Throughout high school Mike and I spent a lot of time together. I spent so much time over his house I’m sure his parents were ready to strangle me. We weren’t well behaved kids and I’m sure that pushed them to the edge. Even though I was always a big hassle they accepted me into their home. Many summers were spent out at his house riding quads, listening to music and hanging out in the basement until early in the morning talking about everything under the sun.
Looking back on the memories we shared brings tears to my eyes. Such a short life. Why did it have to end so suddenly and in the bitter manner that it did? The story of my dear friend MIke’s life is anything but glamorous. Mike’s problem was that he was always too hard on himself. His big heart often came back to hurt him and people took advantage of that. My biggest regret is that the years leading up to his death I didn’t do enough. I know, when something happens to our loved ones we quickly blame ourselves. I can’t help but feel like I wasn’t doing my job.

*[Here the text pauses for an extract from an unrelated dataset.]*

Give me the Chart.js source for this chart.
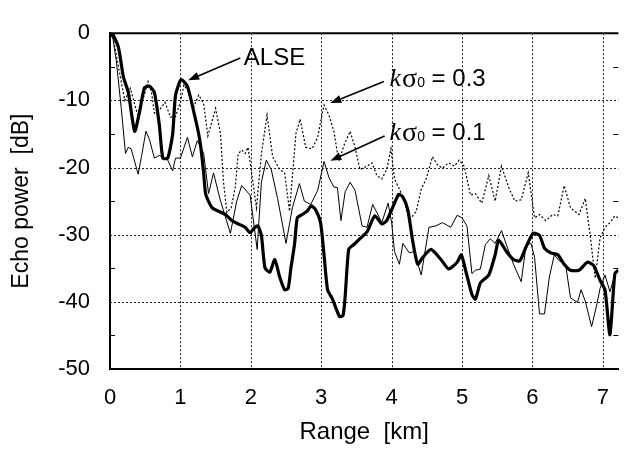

The greatest joy that I have is knowing that I will one day see Mike again. The one thing I did right was sharing my faith with him and because of that he accepted Christ as his savior. I only wish that I could have helped him along the way to a better life through that decision. Mike was raised Catholic but it was clear that he didn’t practice the faith of his parents. I often talked him into coming to church with me and he seemed to have fun but it never got through to him. See, there was a time when I was a lost renegade that did the same things that took him to the end of his life. Thanks to my wife’s mother I was introduced to Christianity and a man that would soon lead me to Christ and eventually out of my dark lifestyle. Sadly Mike never came to know life through Christ.

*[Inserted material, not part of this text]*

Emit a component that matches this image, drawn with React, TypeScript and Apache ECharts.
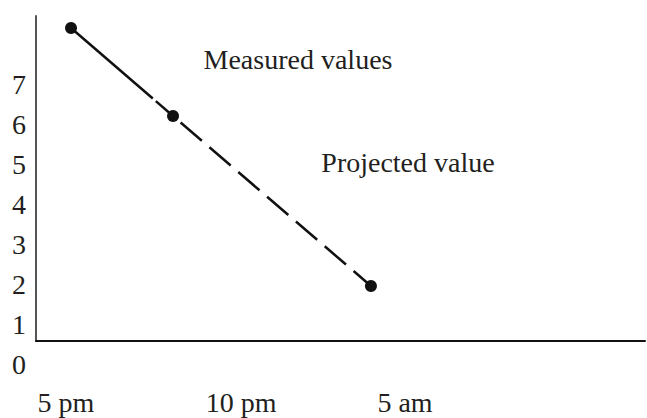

Every Christmas for the rest of my life will never be the same. Beneath the gifts, the warm smiles of my family and the good times we will share I know that something will always be missing. My dearest friend, I will miss you. I know you wouldn’t want me to shed a tear but I can’t lie and say it doesn’t break my heart every time I think about you. You taught me that real friends are always there for each other. No matter where we go in life we will always have someone who understands. You will be remembered for your heart, for the love that you shared and for the friendship you gave so freely. I’m sorry that I didn’t return the favor as well as I could have. I know that you have forgiven me because that’s how you always were.
Let this be a lesson to each and every person that reads this story. Your friends are worth more than you could ever imagine. You never know, you could be the only person that can help them out of the ruts in life. I know that we can’t make a 100 calls a day to every friend we’ve ever had. All you can do is be the best friend that you can be. Hindsight is 20/20, it’s easy to say what we would have done if we had another chance. Don’t make the same mistake twice. Pick up the phone, make some time to stop and say hello; it may be the last chance you get to say I love you to a friend that is worth all the trouble in the world.